D’abomination crainte à personnage séduisant, le vampire semble avoir traversé une véritable mutation de son identité culturelle. Quelles sont ses origines ? Comment sommes-nous arrivés à la représentation moderne du vampire ?
Les entités vampiriques sont des créatures se nourrissant de l’essence vitale (généralement du sang) et ont existé dans diverses cultures dans le monde. Ce n’est qu’au début du XVIIIe siècle, en Europe de l’Est et du Sud-Est, que des « épidémies » de vampires ont vu le jour. Considérés comme des revenants, on leur attribuait classiquement des décès de maladies incongrues, habituellement au sein de la même famille ou communauté. Cette croyance prend tout son sens lorsque la survenue d’épidémies de tuberculose ont été associés à des épidémies supposées de vampirisme.

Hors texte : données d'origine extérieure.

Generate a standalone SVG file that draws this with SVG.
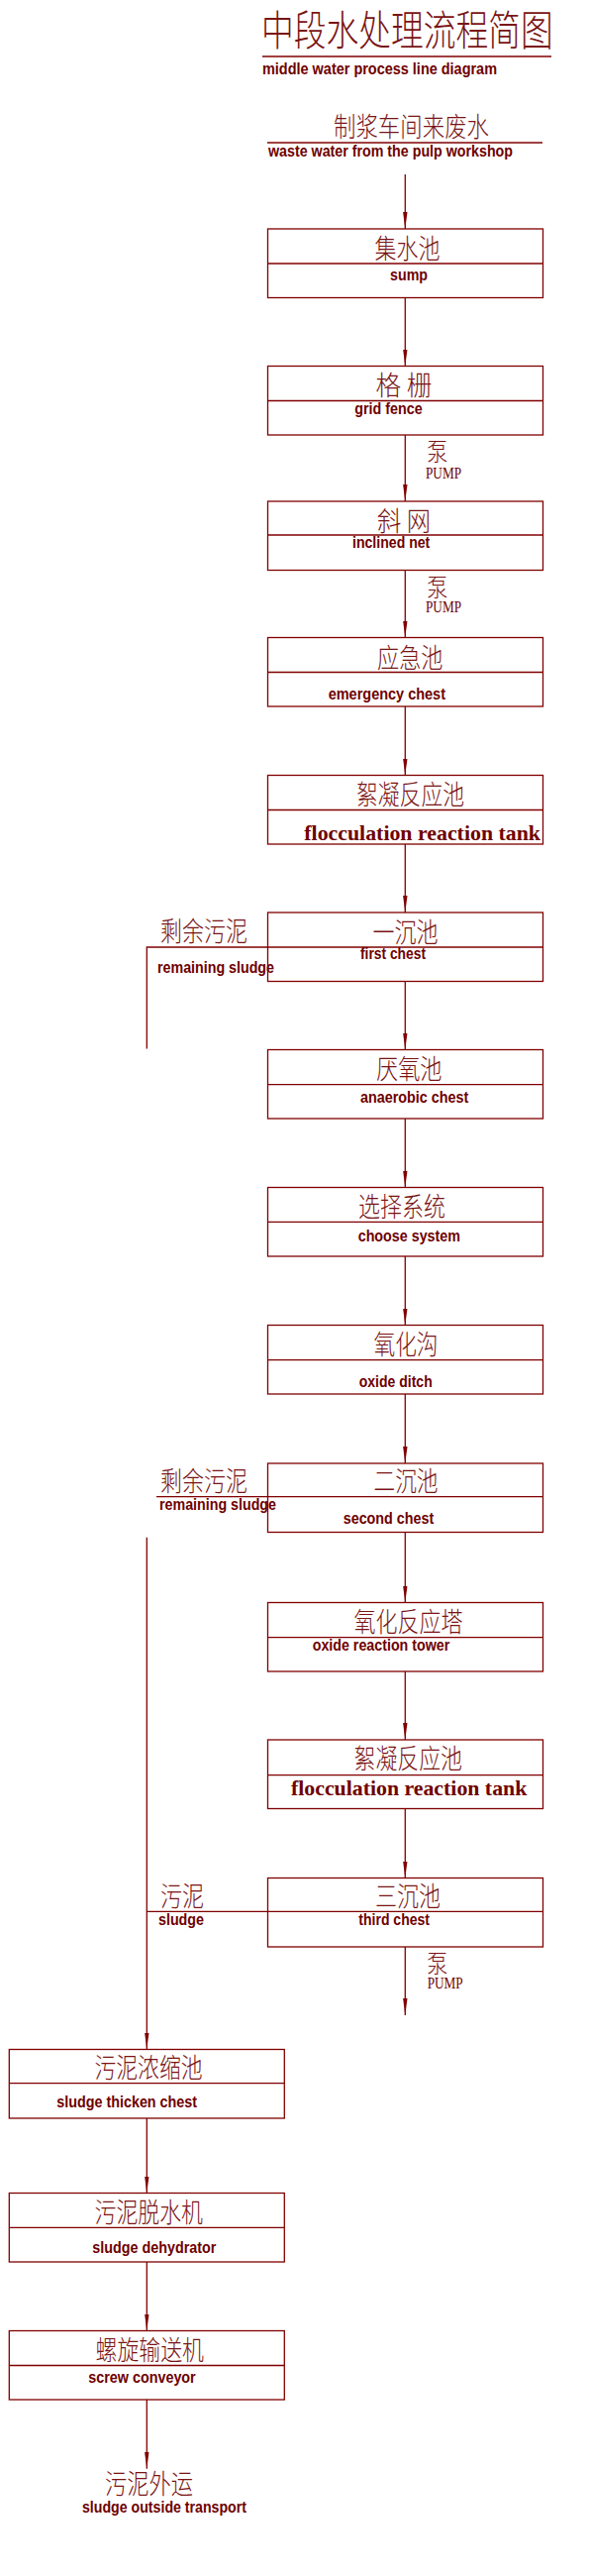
<svg xmlns="http://www.w3.org/2000/svg" width="596" height="2600" viewBox="0 0 596 2600">
<style>
.bx{fill:none;stroke:#800000;stroke-width:1.3}
.dv{stroke:#800000;stroke-width:1.3}
.cn{font-family:"Noto Sans CJK SC Light","Noto Sans CJK SC","Noto Sans CJK JP",sans-serif;font-weight:200;font-size:27px;fill:#7a1414}
.en{font-family:"Liberation Sans",Arial,sans-serif;font-weight:bold;font-size:16px;fill:#6e0000}
.sf{font-family:"Liberation Serif","Times New Roman",serif;font-weight:bold;font-size:21px;fill:#6e0000}
.pm{font-family:"Liberation Serif","Times New Roman",serif;font-size:16px;fill:#6e0000}
#connectors line,#connectors polyline{stroke:#800000;stroke-width:1.3;fill:none}
</style>
<defs>
<marker id="ah" markerUnits="userSpaceOnUse" viewBox="0 -3 17 6" refX="17" refY="0" markerWidth="17" markerHeight="6" orient="auto">
<path d="M0,-2.2 L17,0 L0,2.2 z" fill="#800000"/>
</marker>
</defs>
<rect width="596" height="2600" fill="#ffffff"/>

<g id="title">
<text class="cn" transform="translate(264,46) scale(0.78,1)" x="0" y="0" style="font-size:42px">中段水处理流程简图</text>
<line class="dv" x1="265" y1="57" x2="557" y2="57"/>
<text class="en" x="265" y="75" textLength="237" lengthAdjust="spacingAndGlyphs">middle water process line diagram</text>
</g>

<g id="source">
<text class="cn" x="337" y="138" textLength="157" lengthAdjust="spacingAndGlyphs">制浆车间来废水</text>
<line class="dv" x1="270" y1="144" x2="548" y2="144"/>
<text class="en" x="271" y="157.5" style="font-size:17px" textLength="247" lengthAdjust="spacingAndGlyphs">waste water from the pulp workshop</text>
</g>

<g id="connectors">
<line x1="409.3" y1="176" x2="409.3" y2="231" marker-end="url(#ah)"/>
<line x1="409.3" y1="300.5" x2="409.3" y2="369.5" marker-end="url(#ah)"/>
<line x1="409.3" y1="439" x2="409.3" y2="506" marker-end="url(#ah)"/>
<line x1="409.3" y1="575.5" x2="409.3" y2="643.5" marker-end="url(#ah)"/>
<line x1="409.3" y1="713" x2="409.3" y2="782.5" marker-end="url(#ah)"/>
<line x1="409.3" y1="852" x2="409.3" y2="921" marker-end="url(#ah)"/>
<line x1="409.3" y1="990.5" x2="409.3" y2="1059.5" marker-end="url(#ah)"/>
<line x1="409.3" y1="1129" x2="409.3" y2="1198.5" marker-end="url(#ah)"/>
<line x1="409.3" y1="1268" x2="409.3" y2="1337.5" marker-end="url(#ah)"/>
<line x1="409.3" y1="1407" x2="409.3" y2="1477" marker-end="url(#ah)"/>
<line x1="409.3" y1="1546.5" x2="409.3" y2="1617.5" marker-end="url(#ah)"/>
<line x1="409.3" y1="1687" x2="409.3" y2="1756" marker-end="url(#ah)"/>
<line x1="409.3" y1="1825.5" x2="409.3" y2="1895.5" marker-end="url(#ah)"/>
<line x1="409.3" y1="1965" x2="409.3" y2="2034" marker-end="url(#ah)"/>
<polyline points="270.5,956 148.3,956 148.3,1058.5"/>
<line x1="158" y1="1510.7" x2="270.5" y2="1510.7"/>
<line x1="148.3" y1="1551.7" x2="148.3" y2="2068.5" marker-end="url(#ah)"/>
<line x1="148.3" y1="1929.3" x2="270.5" y2="1929.3"/>
<line x1="148.3" y1="2138" x2="148.3" y2="2213.5" marker-end="url(#ah)"/>
<line x1="148.3" y1="2283" x2="148.3" y2="2352.5" marker-end="url(#ah)"/>
<line x1="148.3" y1="2422" x2="148.3" y2="2491.7" marker-end="url(#ah)"/>
</g>

<g id="pump-labels">
<text class="cn" x="431" y="465" style="font-size:25px" textLength="21.5" lengthAdjust="spacingAndGlyphs">泵</text>
<text class="pm" x="430" y="483.3" textLength="36" lengthAdjust="spacingAndGlyphs">PUMP</text>
<text class="cn" x="431" y="601.5" style="font-size:25px" textLength="21.5" lengthAdjust="spacingAndGlyphs">泵</text>
<text class="pm" x="430" y="618.3" textLength="36" lengthAdjust="spacingAndGlyphs">PUMP</text>
<text class="cn" x="431" y="1991" style="font-size:25px" textLength="21.5" lengthAdjust="spacingAndGlyphs">泵</text>
<text class="pm" x="431.7" y="2007.3" textLength="36" lengthAdjust="spacingAndGlyphs">PUMP</text>
</g>

<g id="side-labels">
<text class="cn" x="162" y="950" textLength="88" lengthAdjust="spacingAndGlyphs">剩余污泥</text>
<text class="en" x="159" y="982" textLength="118" lengthAdjust="spacingAndGlyphs">remaining sludge</text>
<text class="cn" x="162" y="1505" textLength="88" lengthAdjust="spacingAndGlyphs">剩余污泥</text>
<text class="en" x="161" y="1524.3" textLength="118" lengthAdjust="spacingAndGlyphs">remaining sludge</text>
<text class="cn" x="162" y="1923.5" textLength="44" lengthAdjust="spacingAndGlyphs">污泥</text>
<text class="en" x="160" y="1943" textLength="46" lengthAdjust="spacingAndGlyphs">sludge</text>
</g>

<g id="sump">
<rect class="bx" x="270.5" y="231" width="278" height="69.5"/>
<line class="dv" x1="270.5" y1="266" x2="548.5" y2="266"/>
<text class="cn" x="378.5" y="261" textLength="66" lengthAdjust="spacingAndGlyphs">集水池</text>
<text class="en" x="394" y="283" textLength="38" lengthAdjust="spacingAndGlyphs">sump</text>
</g>
<g id="grid-fence">
<rect class="bx" x="270.5" y="369.5" width="278" height="69.5"/>
<line class="dv" x1="270.5" y1="404.5" x2="548.5" y2="404.5"/>
<text class="cn" x="379.5" y="399" textLength="57" lengthAdjust="spacingAndGlyphs">格 栅</text>
<text class="en" x="358.3" y="417.5" textLength="68.4" lengthAdjust="spacingAndGlyphs">grid fence</text>
</g>
<g id="inclined-net">
<rect class="bx" x="270.5" y="506" width="278" height="69.5"/>
<line class="dv" x1="270.5" y1="540" x2="548.5" y2="540"/>
<text class="cn" x="381" y="535.5" textLength="54" lengthAdjust="spacingAndGlyphs">斜 网</text>
<text class="en" x="356" y="553.3" textLength="78.3" lengthAdjust="spacingAndGlyphs">inclined net</text>
</g>
<g id="emergency-chest">
<rect class="bx" x="270.5" y="643.5" width="278" height="69.5"/>
<line class="dv" x1="270.5" y1="678.5" x2="548.5" y2="678.5"/>
<text class="cn" x="381" y="673.5" textLength="66.5" lengthAdjust="spacingAndGlyphs">应急池</text>
<text class="en" x="331.7" y="706" textLength="118.3" lengthAdjust="spacingAndGlyphs">emergency chest</text>
</g>
<g id="flocculation-1">
<rect class="bx" x="270.5" y="782.5" width="278" height="69.5"/>
<line class="dv" x1="270.5" y1="817.5" x2="548.5" y2="817.5"/>
<text class="cn" x="360" y="811.5" textLength="109" lengthAdjust="spacingAndGlyphs">絮凝反应池</text>
<text class="sf" x="307.3" y="848.3" textLength="238.7" lengthAdjust="spacingAndGlyphs">flocculation reaction tank</text>
</g>
<g id="first-chest">
<rect class="bx" x="270.5" y="921" width="278" height="69.5"/>
<line class="dv" x1="270.5" y1="956" x2="548.5" y2="956"/>
<text class="cn" x="376.5" y="950.5" textLength="66" lengthAdjust="spacingAndGlyphs">一沉池</text>
<text class="en" x="364" y="968.3" textLength="66" lengthAdjust="spacingAndGlyphs">first chest</text>
</g>
<g id="anaerobic-chest">
<rect class="bx" x="270.5" y="1059.5" width="278" height="69.5"/>
<line class="dv" x1="270.5" y1="1094.7" x2="548.5" y2="1094.7"/>
<text class="cn" x="380" y="1088.5" textLength="66.5" lengthAdjust="spacingAndGlyphs">厌氧池</text>
<text class="en" x="364" y="1113.3" textLength="109.3" lengthAdjust="spacingAndGlyphs">anaerobic chest</text>
</g>
<g id="choose-system">
<rect class="bx" x="270.5" y="1198.5" width="278" height="69.5"/>
<line class="dv" x1="270.5" y1="1233.3" x2="548.5" y2="1233.3"/>
<text class="cn" x="362" y="1227.5" textLength="88" lengthAdjust="spacingAndGlyphs">选择系统</text>
<text class="en" x="361.7" y="1253.3" textLength="103.3" lengthAdjust="spacingAndGlyphs">choose system</text>
</g>
<g id="oxide-ditch">
<rect class="bx" x="270.5" y="1337.5" width="278" height="69.5"/>
<line class="dv" x1="270.5" y1="1372.7" x2="548.5" y2="1372.7"/>
<text class="cn" x="377.5" y="1366.5" textLength="65" lengthAdjust="spacingAndGlyphs">氧化沟</text>
<text class="en" x="362.7" y="1400" textLength="74" lengthAdjust="spacingAndGlyphs">oxide ditch</text>
</g>
<g id="second-chest">
<rect class="bx" x="270.5" y="1477" width="278" height="69.5"/>
<line class="dv" x1="270.5" y1="1510.7" x2="548.5" y2="1510.7"/>
<text class="cn" x="377.5" y="1505" textLength="65" lengthAdjust="spacingAndGlyphs">二沉池</text>
<text class="en" x="346.7" y="1538.3" textLength="91.6" lengthAdjust="spacingAndGlyphs">second chest</text>
</g>
<g id="oxide-reaction-tower">
<rect class="bx" x="270.5" y="1617.5" width="278" height="69.5"/>
<line class="dv" x1="270.5" y1="1652.7" x2="548.5" y2="1652.7"/>
<text class="cn" x="357.5" y="1646.5" textLength="110" lengthAdjust="spacingAndGlyphs">氧化反应塔</text>
<text class="en" x="315.7" y="1666" textLength="138.6" lengthAdjust="spacingAndGlyphs">oxide reaction tower</text>
</g>
<g id="flocculation-2">
<rect class="bx" x="270.5" y="1756" width="278" height="69.5"/>
<line class="dv" x1="270.5" y1="1791.7" x2="548.5" y2="1791.7"/>
<text class="cn" x="357.5" y="1785" textLength="109.5" lengthAdjust="spacingAndGlyphs">絮凝反应池</text>
<text class="sf" x="294" y="1812.3" textLength="238.3" lengthAdjust="spacingAndGlyphs">flocculation reaction tank</text>
</g>
<g id="third-chest">
<rect class="bx" x="270.5" y="1895.5" width="278" height="69.5"/>
<line class="dv" x1="270.5" y1="1929.3" x2="548.5" y2="1929.3"/>
<text class="cn" x="379" y="1923.5" textLength="66" lengthAdjust="spacingAndGlyphs">三沉池</text>
<text class="en" x="362.3" y="1943.3" textLength="71.7" lengthAdjust="spacingAndGlyphs">third chest</text>
</g>
<g id="sludge-thicken-chest">
<rect class="bx" x="9.3" y="2068.5" width="278" height="69.5"/>
<line class="dv" x1="9.3" y1="2102.7" x2="287.3" y2="2102.7"/>
<text class="cn" x="95.5" y="2096.5" textLength="109" lengthAdjust="spacingAndGlyphs">污泥浓缩池</text>
<text class="en" x="57.3" y="2127.3" textLength="141.7" lengthAdjust="spacingAndGlyphs">sludge thicken chest</text>
</g>
<g id="sludge-dehydrator">
<rect class="bx" x="9.3" y="2213.5" width="278" height="69.5"/>
<line class="dv" x1="9.3" y1="2248.3" x2="287.3" y2="2248.3"/>
<text class="cn" x="95.5" y="2242.5" textLength="109.5" lengthAdjust="spacingAndGlyphs">污泥脱水机</text>
<text class="en" x="93.3" y="2274" textLength="125" lengthAdjust="spacingAndGlyphs">sludge dehydrator</text>
</g>
<g id="screw-conveyor">
<rect class="bx" x="9.3" y="2352.5" width="278" height="69.5"/>
<line class="dv" x1="9.3" y1="2387.5" x2="287.3" y2="2387.5"/>
<text class="cn" x="96.5" y="2381.5" textLength="109.5" lengthAdjust="spacingAndGlyphs">螺旋输送机</text>
<text class="en" x="89.3" y="2405" textLength="108.4" lengthAdjust="spacingAndGlyphs">screw conveyor</text>
</g>
<g id="outside-transport">
<text class="cn" x="106" y="2517" textLength="89" lengthAdjust="spacingAndGlyphs">污泥外运</text>
<text class="en" x="83" y="2536" style="font-size:17px" textLength="166" lengthAdjust="spacingAndGlyphs">sludge outside transport</text>
</g>
</svg>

Le vampire dans le folklore
Leur première description était un cadavre gonflé, violet, doté de longs ongles et dents avec la bouche remplie de sang, ces caractéristiques ayant été souvent attribuées à une récente consommation de sang. Des récits relatent également des bruits émanant du cercueil qui étaient expliqués par la mastication de sang fraîchement bu. Sans surprise, c’est exactement ce à quoi peut ressembler un cadavre dans les premières étapes de la décomposition dans un cercueil. Le processus physiologique de décomposition permet également d’expliquer des bruits cadavériques après la mort.
Le moyen le plus répandu de destruction était d’exhumer le corps et d’enfoncer un pieu d’arbre dans leur cœur. C’était un moyen de « dégonfler » le cadavre et ainsi de faciliter le départ de l’âme rémanente dans le corps d’apparence préservé.
Le vampire étant jugé être une créature satanique, des objets sacrés, comme le crucifix et l’eau sacrée, étaient utilisés comme des talismans de protection. Leur qualité de revenant ont parfois fait d’eux des êtres sans âme, amenant naturellement l’idée selon laquelle ils n’auraient pas de réflexion dans le miroir. La chaleur étant classiquement associée au vivant, les vampires en sont dénués, manifestant leur nature duelle, à cheval entre la mort et le vivant. Ce motif est également retrouvé dans la blancheur de leur peau, qui symbolise la maladie (l’anémie).
La chauve-souris, nocturne et laide, était considérée comme démoniaque. La découverte de sa cousine « vampire » va léguer au vampire folklorique les canines caractéristiques, la cape noire et la transformation emblématique. Elle va ancrer le vampire comme une créature de la nuit craignant la lumière du soleil et se reposant dans son cercueil le jour.
Le vampire dans la littérature
L’œuvre la plus quintessentielle contribuant à l’image contemporaine que l’on se fait du vampire est « Dracula » (1897) de Bram Stoker. Sa première description physique est la suivante : un grand vieillard vêtu de noir de la tête au pied, des mains creusés et glaciales, un nez d’aigle, un front haut et bombé avec les cheveux rares au niveau des tempes mais abondantes sur le reste de la tête, des sourcils broussailleux, une expression cruelle avec des dents pointus éclatantes de blancheur et des oreilles pointus. Par la suite, il est également décrit comme riche, charismatique avec une grande appétence sexuelle.
Au milieu du XXe siècle, des femmes commencèrent à écrire à propos des vampires, notamment en inversant les schémas classiques. Le vampire se rapprocha progressivement d’un héros tragique, où résister à la pulsion irrépressible du sang était leur plus grande preuve d’amour, plutôt que d’un être malicieux.
C’est ainsi que, de fil en aiguille, à partir d’un revenant monstrueux d’allure cauchemardesque, nous sommes arrivés au charismatique Edward Cullen dans Twilight, peint comme un vampire séduisant, torturé et amoureux de la protagoniste.